I’m not a horror fan, but it’s hard to read or watch fantasy without tripping over the more common figures of terror like vampires and werewolves. I think of them as iconic, fixed horrors and am often surprised by the way they are portrayed these days. After thinking about it, I’ve realized that we have to change the legends to fit our modern world.

Historically, vampires aren’t just undead creatures that drain your blood to survive. They are also destroyed by daylight. But I just finished reading a great Austen parody in which a vampire fought in broad daylight, after smearing his skin with a grease to help increase the amount of time he could stand to be in the sun.
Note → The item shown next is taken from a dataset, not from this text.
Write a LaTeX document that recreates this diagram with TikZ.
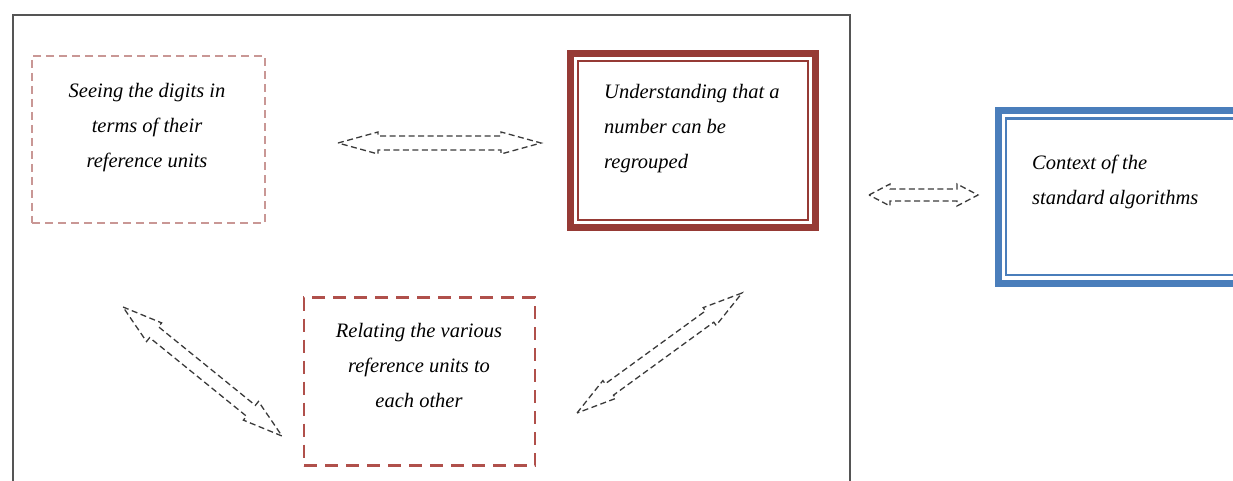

By my standards, he should have been a pile of ash the minute the sunlight touched him, grease or no grease. But more and more vampires can get around in the daytime, so much so it seems like we’ve forgotten that they are children of the night. But is that so surprising? Thanks to electricity, we can turn on bright, piercing light any time we like, banishing darkness and destroying whatever we thought was lurking in the corner of our bedroom. So insisting on vampires that can’t deal with sunlight seems a little silly.

Harry-Potter-and-the-Prisoner-of-Azkaban

Werewolves are men who turn into wolves. When I first saw the Harry Potter movie The Prisoner of Azkaban, I was disappointed when Lupin turned into an bony, hairless I don’t know what. In Chapter 28 of The Order of the Phoenix, J.K. Rowling includes a discussion about how to tell the difference between a normal wolf and a transformed werewolf, implying that they are not easy to tell apart. But that thing Lupin became in POA? Put it next to a wolf, and a blind man would know the difference. Here Hollywood stepped in, trying to make something horrific looking (and achieving it), because it’s hard to realize how scary a normal wolf can be. We no longer deal with ravening packs of starving wolves like European peasants did in the past and most of us live with dogs that resemble wolves. Between these two facts, the terror of the animal is so greatly diminished that we have to replace what used to be scary with what will scare us now.
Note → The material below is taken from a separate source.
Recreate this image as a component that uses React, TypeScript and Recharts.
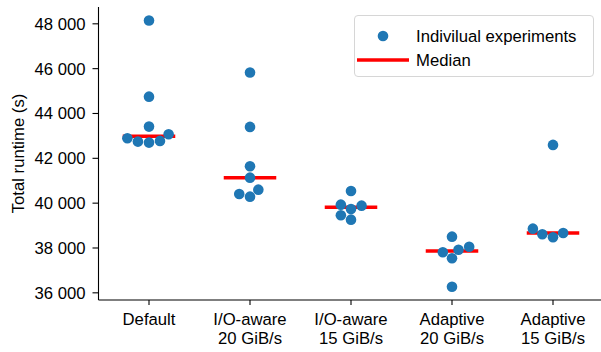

I admit, I’m old-fashioned. I like to think about the challenges life would present if you were a vampire who couldn’t abide the touch of daylight. If you can’t afford an isolated castle full of obedient servants, how do you make sure you are safe in the daytime, when you are in a coma and can’t defend yourself? Or the dangers a werewolf might cause regular wolves, making them targets of a community trying to eradicate a werewolf on the rampage and not worrying about whether or not they are killing the right kind of wolf. But I’m also resigned to these modern takes on old favorites. Kristen Lamb’s post about the modern obsession with zombies helped me realize the truth about horror and monsters: they are shaped to deal with the fears we face today.

dementor

I have to hand it to J.K. Rowling, and not just because she and I are on the same page when it comes to werewolves. She created dementors — energy-sucking creatures that non-magical humans cannot see — and made them the cause of depression and hopelessness in anyone they go near. Here is a real monster for the modern world, causing a problem that has touched most everyone directly or indirectly. Dementors are great monsters because they fit perfectly with the fears and problems of our times. Instead of updating a legend, she created her own.

What about you? Are you for or against daytime vampires?

4 thoughts on “Daytime Vampires and Hairless Werewolves: Why Legends Change”

  1. I don’t like daytime vampires. If they aren’t threatened by sunlight, then only a fearless hero can destroy them. That might make an interesting villain, but it’s a boring Mary-Jane-esque character to me. I like the vampires in Charlaine Harris’s Sookie Stackhouse books because they are helpless corpses when the sun is up. And I agree about the movie’s Lupin monster. Nothing about that creature looked like a wolf or a man.

    1. One of my favorite vampire stories is Barbara Hambly’s Those Who Hunt The Night. She does an amazing job figuring out what a vampire would have to do to survive given that he is only active after dark. She also recognized that vampires would have trouble with electricity because their pallor would be more obvious (the warmer candlelight would help make them look more normal). So I am with you on this.